I hate the “adaptations” of Starship Troopers and I, Robot with the heat of a thousand suns, but at least in the case of I, Robot I see what happened – the guy was trying to write an original screemplay set in Asimov’s universe, and they morphed it into something else with a halfhearted attempt to pass it off as Asimov’s book, managing to completely subvert the original tone, message, and philosophy in the process. I hated The Puppet Masters, too – it could’ve been great. Having read the screenwriters’ accpount of its genesis and development, I realize that it could’ve ended up worse. But it still ended up pretty bad.
I think Lynch’s Dune deserves a lot of credit – it could’ve been better, too, but it did try to be a work fairly faithful to its source (at least a helluva lot better than Jodorowski’s version would’ve been) yet not slavish to it. He even used John Schoenherr’s original paintings as a guide. The film has great visuals and moments of brilliance, but I think they bit off more than they could chew with a novel that long.
League of Extraordinary Gentlemen I could understand – Connery was the exec producer – no way he’s going to make his Allan Quartermain an ineffectual drug addict. And they weren’t going to open themselves p to charges of racism with that war of Fu Manchu’s Chinese mafia. Or put in Moore’s omnipresent rape fantasies. It coulda been a lot closer to the book, and still been effective, but at least I understand where it’s coming from. And the introduction of Dorian Gray and Tom Sawyer (!) were at least done in the spirit of the original.

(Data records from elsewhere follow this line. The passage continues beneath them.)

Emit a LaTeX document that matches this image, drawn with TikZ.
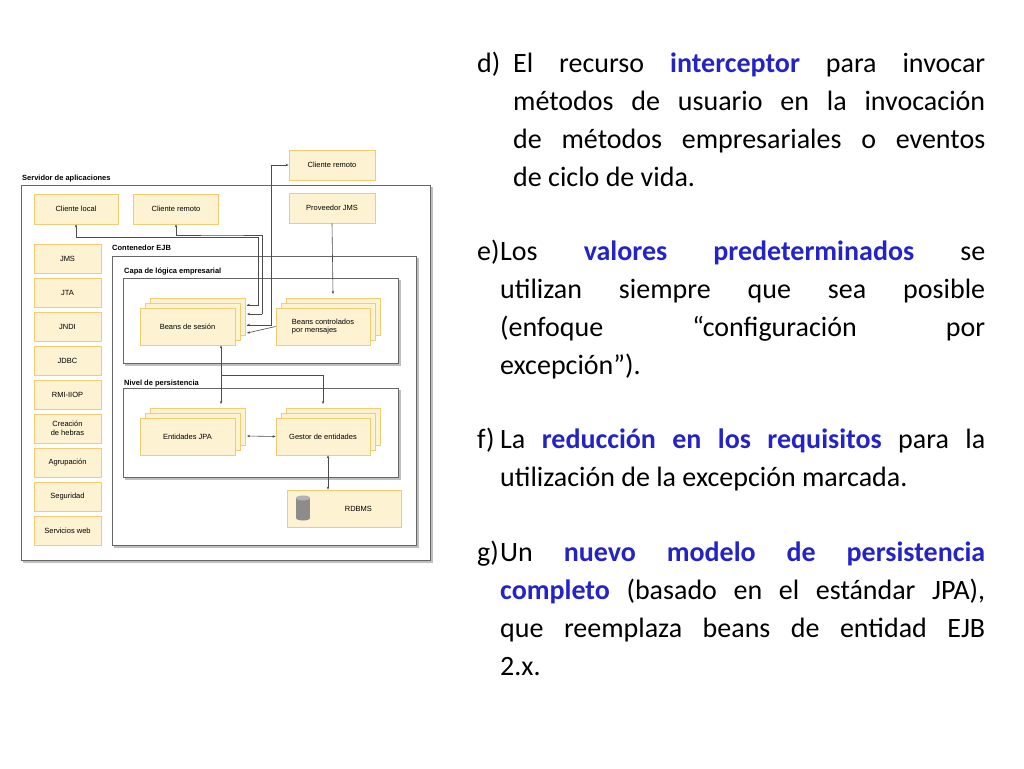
\documentclass[tikz,border=0pt]{standalone}
\usepackage{fontspec}
\setmainfont{Carlito}
\newfontfamily\diagfont{Liberation Sans}
\usetikzlibrary{arrows.meta}
\definecolor{boxfill}{HTML}{FDF2D2}
\definecolor{boxedge}{HTML}{F2CC72}
\definecolor{kwblue}{HTML}{2323C8}
\begin{document}
\begin{tikzpicture}[x=1pt,y=-1pt,
    ybox/.style={fill=boxfill,draw=boxedge,line width=0.8pt,minimum height=30,inner sep=1pt,
      font=\diagfont\fontsize{7.5}{8.5}\selectfont,align=center},
    frame/.style={draw=black!60,line width=0.7pt},
    shade/.style={draw=black!25,line width=1.5pt},
    title/.style={font=\diagfont\bfseries\fontsize{7.5}{9}\selectfont,anchor=base west,inner sep=0},
    link/.style={draw=black!70,line width=0.6pt},
    tip/.style={-{Stealth[length=3pt,width=2.5pt]}},
    tips/.style={{Stealth[length=3pt,width=2.5pt]}-{Stealth[length=3pt,width=2.5pt]}},
    txt/.style={font=\fontsize{28}{38}\selectfont,inner sep=0,anchor=north west},
    lbl/.style={font=\fontsize{28}{38}\selectfont,inner sep=0,anchor=base west},
  ]
  \useasboundingbox (0,0) rectangle (1024,768);
  % Parameters
  \def\sh{5} % offset of the stacked boxes

  % frames
  \node[title] at (22,180) {Servidor de aplicaciones};
  \draw[shade] (24,188) rectangle (432,562);
  \draw[frame,fill=white] (21,185) rectangle (430,560);
  \node[title] at (112,250) {Contenedor EJB};
  \draw[shade] (115,259) rectangle (418,547);
  \draw[frame,fill=white] (112,256) rectangle (416,545);
  \node[title] at (124,273) {Capa de lógica empresarial};
  \draw[shade] (126,281) rectangle (400,365);
  \draw[frame,fill=white] (123,278) rectangle (398,363);
  \node[title] at (124,385) {Nivel de persistencia};
  \draw[shade] (126,391) rectangle (400,479);
  \draw[frame,fill=white] (123,388) rectangle (398,477);

  % clients
  \node[ybox,minimum width=84] (local) at (76,209) {Cliente local};
  \node[ybox,minimum width=85] (remote) at (176,209) {Cliente remoto};
  \node[ybox,minimum width=86] (jmsprov) at (332,208) {Proveedor JMS};
  \node[ybox,minimum width=86] (extremote) at (332,165) {Cliente remoto};

  % services
  \foreach \lbl [count=\i] in {JMS,JTA,JNDI,JDBC,RMI-IIOP,{Creación\\de hebras},Agrupación,Seguridad,Servicios web}
    \node[ybox,minimum width=67,minimum height=29] (svc\i) at (67.5,258.5+34*\i-34) {\lbl};

  % stacked beans
  \foreach \k in {2,1} {
    \fill[boxfill,draw=boxedge,line width=0.8pt] (140+\sh*\k,308-\sh*\k) rectangle +(95,37);
    \fill[boxfill,draw=boxedge,line width=0.8pt] (276+\sh*\k,308-\sh*\k) rectangle +(94,37);
    \fill[boxfill,draw=boxedge,line width=0.8pt] (140+\sh*\k,418-\sh*\k) rectangle +(95,37);
    \fill[boxfill,draw=boxedge,line width=0.8pt] (276+\sh*\k,418-\sh*\k) rectangle +(94,37);
  }
  \node[ybox,minimum width=95,minimum height=37] (session) at (187.5,326.5) {Beans de sesión};
  \node[ybox,minimum width=94,minimum height=37,align=left] (mdb) at (323,326.5) {Beans controlados\\por mensajes};
  \node[ybox,minimum width=95,minimum height=37] (jpa) at (187.5,436.5) {Entidades JPA};
  \node[ybox,minimum width=94,minimum height=37] (manager) at (323,436.5) {Gestor de entidades};
  \node[ybox,minimum width=114,minimum height=37,anchor=west] (rdbms) at (287,508.5) {\hspace*{28pt}RDBMS};
  \fill[black!45] (296,498) rectangle (310,518);
  \fill[black!30] (303,498) ellipse (7 and 2.5);
  \fill[black!45] (303,518) ellipse (7 and 2.5);

  % connectors
  \coordinate (sesin) at (247,305);
  \draw[link,tip] (sesin) -| (258,237) -| (local.south);
  \draw[link,tip] (258,305) -- (sesin);
  \draw[link,tip] (262,314) |- (225,235) -- (176,235) -- (remote.south);
  \draw[link,tip] (262,314) -- (247,314);
  \draw[link,tip] (247,325) -| (271,165) -- (extremote.west);
  \draw[link,tip] (271,325) -- (247,325);
  \draw[link,tip] (jmsprov.south) -- (333,294);
  \draw[link,tip] (mdb.west) -- (247,333);
  \draw[link,tip] (221,375) -- (session.south -| 221,0);
  \draw[link,tip] (221,375) -- (221,404);
  \draw[link,tip] (221,375) -| (323,404);
  \draw[link,tips] (247,436) -- (manager.west);
  \draw[link,tips] (manager.south -| 328,0) -- (rdbms.north -| 328,0);

  % text
  \node[lbl] at (477,72) {d)};
  \node[txt,text width=472,align=justify] at (513,53) {El recurso {\color{kwblue}\bfseries interceptor} para invocar\linebreak métodos de usuario en la invocación\linebreak de métodos empresariales o eventos\linebreak de ciclo de vida.};
  \node[lbl] at (477,260) {e)};
  \node[txt,text width=485,align=justify] at (500,241) {Los {\color{kwblue}\bfseries valores predeterminados} se\linebreak utilizan siempre que sea posible\linebreak (enfoque “configuración por\linebreak excepción”).};
  \node[lbl] at (477,448) {f)};
  \node[txt,text width=485,align=justify] at (500,429) {La {\color{kwblue}\bfseries reducción en los requisitos} para la\linebreak utilización de la excepción marcada.};
  \node[lbl] at (477,561) {g)};
  \node[txt,text width=485,align=justify] at (500,542) {Un {\color{kwblue}\bfseries nuevo modelo de persistencia\linebreak completo} (basado en el estándar JPA),\linebreak que reemplaza beans de entidad EJB\linebreak 2.x.};
\end{tikzpicture}
\end{document}
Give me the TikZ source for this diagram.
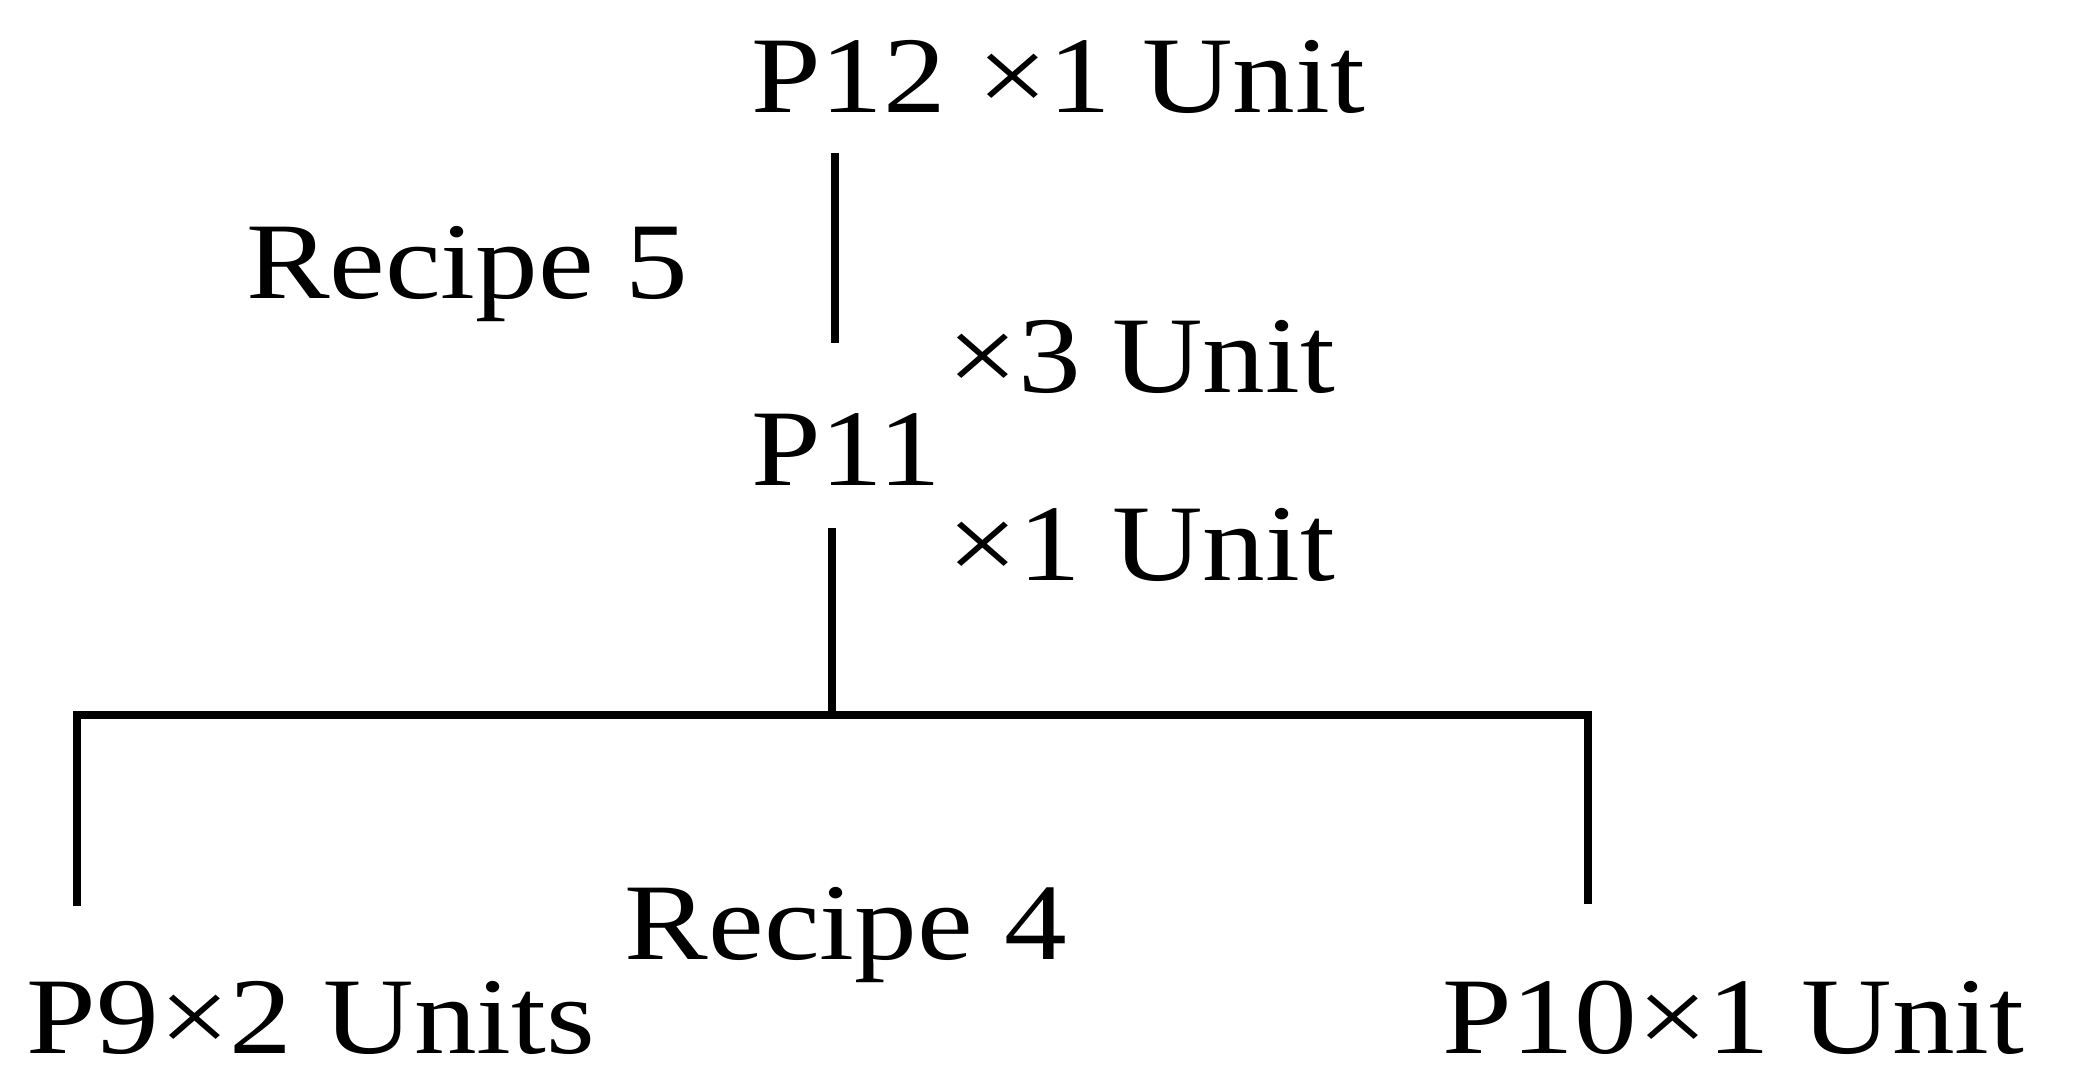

This is why I don’t think there should be an adaptation of Watchmen – it’d be too long, too involved, and they’d dumb it down.
Practically all adatations of Poe, Verne, Wells, and Lovecraft are pretty awful. There are rare exceptions.
And I pit every adaptation of Twain’s A Connecticut Yankee. Every version screws with it abominably – even the one on PBS. Maybe someday they’ll come up with a version that’s not a vehicle for a “Star” (Will Rogers, Bing Crosby) and retains Twain’s irony and wit.